Global finance, Trump strike truce

WASHINGTON — When U.S. Treasury Secretary Steven Mnuchin took the stage of the International Monetary Fund’s marbled atrium this weekend, one might have expected a hostile response.

The IMF elite, after all, represent the very “globalists” Donald Trump accuses of pulling America down by peddling trade policies that only benefit them. Instead of booing, however, the standing-room only crowd greeted Mnuchin with loud applause.

The warm reception was one of several signals during the IMF’s spring meeting that following a rocky start to their relationship, both the international financial community and the Trump administration are trying to find common ground on issues from financial regulation to trade ahead of the G20 summit in Hamburg in July.

“I think now we are moving from rhetoric to pragmatism,” European Commissioner for Economic and Financial Affairs Pierre Moscovici told POLITICO after meeting with Mnuchin and other top U.S officials. “We have an administration that is now more in possession of its agenda, even if it’s not yet totally finished business and has, as we do, a willingness for dialogue. But differences remain.”

While Moscovici said he believed Europe and the Trump administration “are in a new phase of our relationship,” he noted, “we are not similar.” Europe’s biggest worry remains the threat of a protectionist salvo on trade. “They still have strong intentions on that,” Moscovici said.

Nonetheless, officials from several countries at the IMF meetings said they still believed there was time to avert an outright confrontation with Washington.

The atmospherics and body language during the meetings suggest a thawing in the relationship is well underway. During a nearly 40-minute on-stage discussion with Mnuchin on Saturday, IMF Managing Director Christine Lagarde took pains to praise and welcome him.

“Let me turn to what I’m accustomed to, what we’re all accustomed to, which is U.S. leadership,” Lagarde said at one point. “How do you see U.S. leadership in the global economy going forward?”

Mnuchin’s magnanimous response to the softball: “If we can grow the U.S. economy, that’s not just good for the U.S. worker, that’s good for international growth as well … That’s what we’re focused on.”

He then returned the favor, declaring the IMF had done “a great job” in fulfilling its mission and that its role remained “critical.”

Following Trump’s often belligerent “America first” rhetoric in recent months, Mnuchin’s platitudes acted like a salve on the international policymakers’ frayed nerves.

On the contentious issue of trade, Mnuchin reiterated the U.S. strategy was to ensure it got as good a deal as its trading partners, insisting the U.S. “is the most open trading market there is.”

“So it’s tit for tat, ‘I’m open, you’re open,’” Lagarde responded.

“We like to use the word ‘reciprocal,’ as opposed to your phrase,” Mnuchin said laughing.
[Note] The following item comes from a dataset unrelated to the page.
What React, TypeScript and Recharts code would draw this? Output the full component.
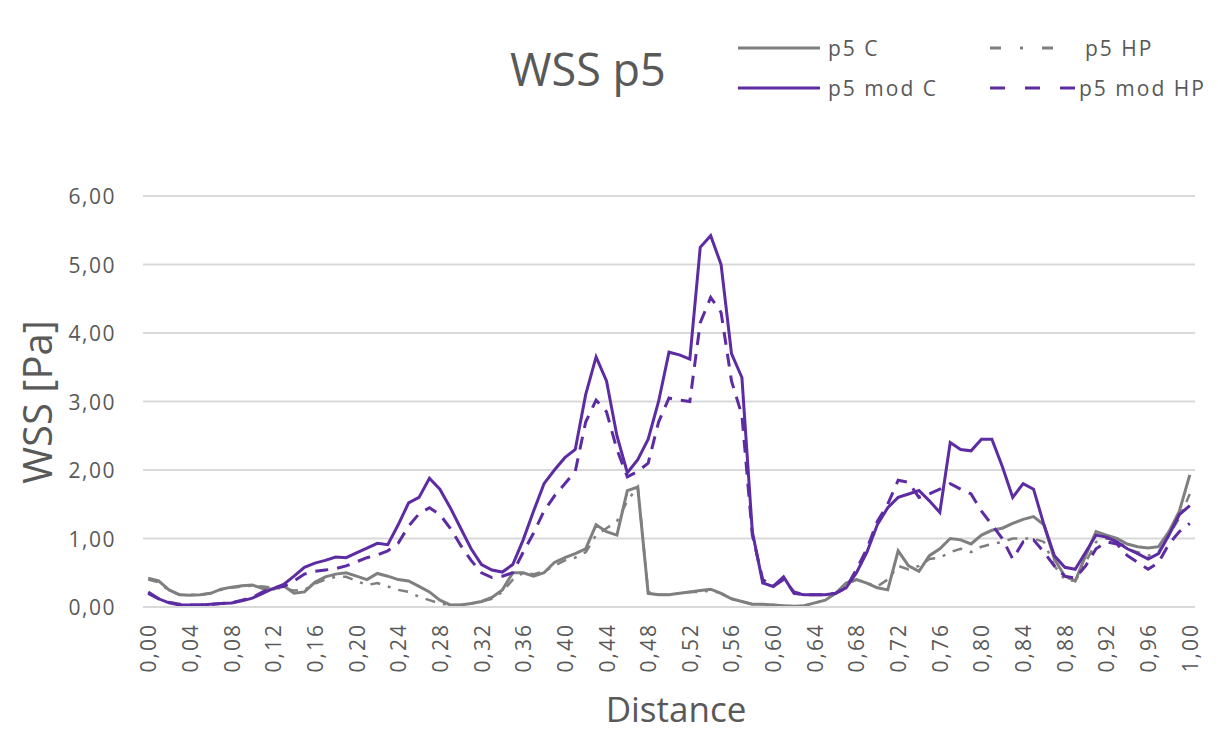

The lighthearted exchange stands in sharp contrast to the more testy exchanges between Washington and its trading partners in recent months.

Mnuchin seemed particularly pleased that IMF members, acceding to U.S. demands, dropped direct references to fighting protectionism from the closing statement by the International Monetary and Financial Committee.

The move followed a clash over the language at last month’s G20 meeting of finance ministers in Germany, where the language was also removed.

“What a difference my first trip versus my second set of meetings,” Mnuchin told Lagarde. “As you recall, we spent an enormous amount of time on the communiqué. This time it seems much simpler.”